The U.S. 7th fleet packs all the power and majesty one would expect from the world's biggest armada: about 65 ships, 300 aircraft and 40,000 personnel, ranging over an area of operations that covers one-quarter of the earth's surface. But a force that size runs more on guts than glory: 30 cents of every Navy dollar goes not to the purchase of the ships or the salaries of sailors but to the much less glamorous category called operations and maintenance. That includes $180 million annually for such outlays as sewage-removal services that pump waste from nuclear-powered carriers into rusty scows and vast chow deliveries that feed shipboard populations the size of small towns.

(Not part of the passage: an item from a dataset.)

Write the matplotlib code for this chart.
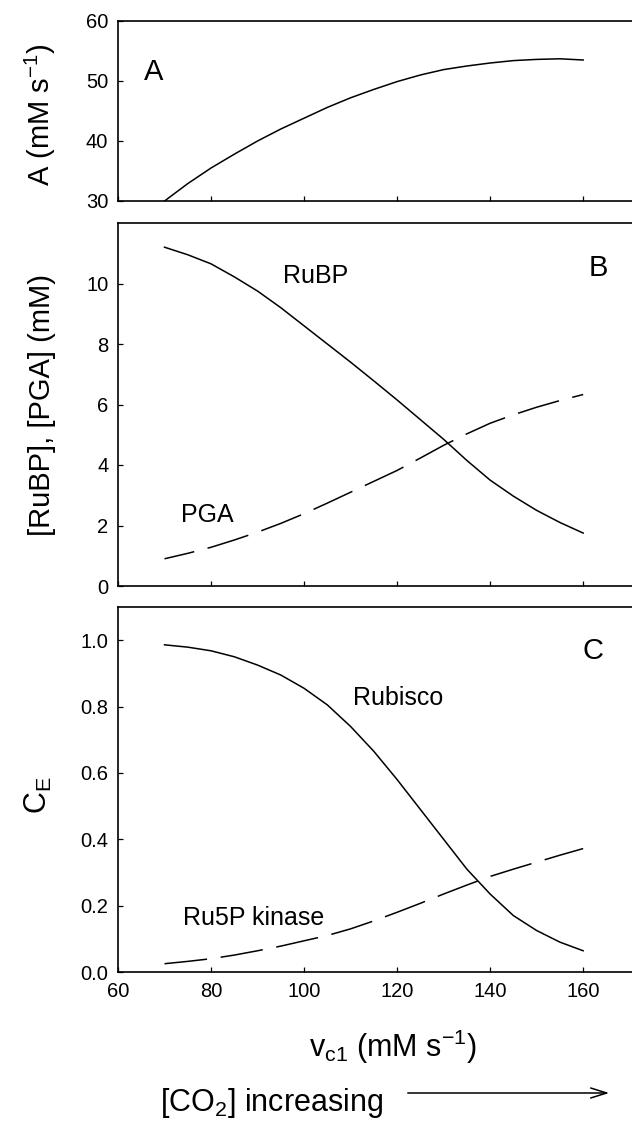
import matplotlib
matplotlib.use("Agg")
import matplotlib.pyplot as plt

plt.rcParams['font.family'] = ['Liberation Sans', 'DejaVu Sans']
plt.rcParams['mathtext.fontset'] = 'custom'
plt.rcParams['mathtext.rm'] = 'Liberation Sans'
plt.rcParams['mathtext.it'] = 'Liberation Sans:italic'
plt.rcParams['mathtext.default'] = 'regular'

# v_c1 values (mM s-1), read every 5 units
vc1 = [70, 75, 80, 85, 90, 95, 100, 105, 110, 115, 120, 125, 130, 135, 140, 145, 150, 155, 160]

# panel A: assimilation rate
assim = [30.0, 32.9, 35.5, 37.8, 40.0, 42.0, 43.8, 45.6, 47.2, 48.6, 49.9, 51.0, 51.9,
         52.5, 53.0, 53.4, 53.6, 53.7, 53.5]

# panel B: metabolite pools (mM)
rubp = [11.2, 10.95, 10.65, 10.22, 9.75, 9.2, 8.6, 8.0, 7.4, 6.78, 6.15, 5.5, 4.85,
        4.15, 3.5, 2.97, 2.5, 2.1, 1.75]
pga = [0.9, 1.08, 1.28, 1.52, 1.78, 2.07, 2.39, 2.74, 3.1, 3.46, 3.82, 4.23, 4.65,
       5.03, 5.38, 5.66, 5.91, 6.13, 6.33]

# panel C: control coefficients
rubisco = [0.986, 0.979, 0.968, 0.95, 0.925, 0.895, 0.855, 0.805, 0.74, 0.665, 0.58,
           0.49, 0.40, 0.31, 0.235, 0.17, 0.125, 0.09, 0.064]
ru5p_kinase = [0.025, 0.032, 0.04, 0.051, 0.064, 0.078, 0.094, 0.11, 0.13, 0.154, 0.18,
               0.207, 0.235, 0.262, 0.288, 0.31, 0.331, 0.352, 0.372]

W, H = 632, 1121
fig = plt.figure(figsize=(W / 100, H / 100), dpi=100)

def axes_px(top, bottom, left=118, right=632):
    return fig.add_axes([left / W, 1 - bottom / H, (right - left) / W, (bottom - top) / H])

ax_a = axes_px(21, 201)
ax_b = axes_px(223, 586)
ax_c = axes_px(607, 972)

lw = 1.1

for ax in (ax_a, ax_b, ax_c):
    ax.set_xlim(60, 170.5)
    ax.set_xticks([60, 80, 100, 120, 140, 160])
    ax.spines['right'].set_visible(False)
    for s in ('left', 'top', 'bottom'):
        ax.spines[s].set_linewidth(1.2)
    ax.tick_params(direction='in', length=3.8, width=0.9, labelsize=14.5, pad=7,
                   right=False, top=False)

ax_a.tick_params(labelbottom=False)
ax_b.tick_params(labelbottom=False)

# A
ax_a.plot(vc1, assim, color='black', lw=lw)
ax_a.set_ylim(30, 60)
ax_a.set_yticks([30, 40, 50, 60])
ax_a.text(67.7, 51.5, 'A', fontsize=21, ha='center', va='center')
ax_a.set_ylabel(r'A (mM s$^{-1}$)', fontsize=21, va='center')
ax_a.yaxis.set_label_coords(-0.150, 0.48)

# B
ax_b.plot(vc1, rubp, color='black', lw=lw)
ax_b.plot(vc1, pga, color='black', lw=lw, ls=(8, (28, 9)))
ax_b.set_ylim(0, 12)
ax_b.set_yticks([0, 2, 4, 6, 8, 10])
ax_b.text(163.2, 10.5, 'B', fontsize=21, ha='center', va='center')
ax_b.text(102.5, 10.26, 'RuBP', fontsize=18, ha='center', va='center')
ax_b.text(79.1, 2.36, 'PGA', fontsize=18, ha='center', va='center')
ax_b.set_ylabel('[RuBP], [PGA] (mM)', fontsize=21, va='center')
ax_b.yaxis.set_label_coords(-0.148, 0.5)

# C
ax_c.plot(vc1, rubisco, color='black', lw=lw)
ax_c.plot(vc1, ru5p_kinase, color='black', lw=lw, ls=(0, (28, 9)))
ax_c.set_ylim(0, 1.1)
ax_c.set_yticks([0.0, 0.2, 0.4, 0.6, 0.8, 1.0])
ax_c.text(162.2, 0.967, 'C', fontsize=21, ha='center', va='center')
ax_c.text(120.2, 0.826, 'Rubisco', fontsize=18, ha='center', va='center')
ax_c.text(89.2, 0.163, 'Ru5P kinase', fontsize=18, ha='center', va='center')
ax_c.set_ylabel(r'$C_E$', fontsize=22, va='center')
ax_c.yaxis.set_label_coords(-0.154, 0.485)
ax_c.set_xlabel(r'v$_{c1}$ (mM s$^{-1}$)', fontsize=22, va='baseline')
ax_c.xaxis.set_label_coords((393 - 118) / 514, (972 - 1057) / 365)

fig.text(160 / W, 1 - 1111 / H, r'[CO$_2$] increasing', fontsize=22,
         ha='left', va='baseline')
fig.add_artist(matplotlib.patches.FancyArrowPatch(
    (405 / W, 1 - 1093 / H), (612 / W, 1 - 1093 / H), transform=fig.transFigure,
    arrowstyle='->,head_length=1.15,head_width=0.36', mutation_scale=10,
    color='black', lw=1.1))

fig.savefig('out.png', dpi=100)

It was in that logistical netherworld of provisioning that the Malaysian millionaire Leonard Glenn Francis allegedly collaborated with a small but growing number of officers to perpetrate a scam that prosecutors estimate cost U.S. taxpayers at least $20 million. In exchange for bribes of cash, hotel stays, hookers and tickets to Lady Gaga concerts, shore-based Navy officers responsible for scheduling 7th Fleet port visits funneled ships to what Francis called his "pearl ports" around the western Pacific, where he allegedly over-charged them for everything from fresh-water to bolstered post-9/11 security.
The Navy, like the U.S. military as a whole, has seen its $150 billion annual budget nearly double since 9/11. And while all those budgets are tightening now after two wars and a sequester, the billing scandal is a reminder that the service's bookkeeping and oversight have not kept pace with its ever improving weapons systems, especially when it comes to operations abroad.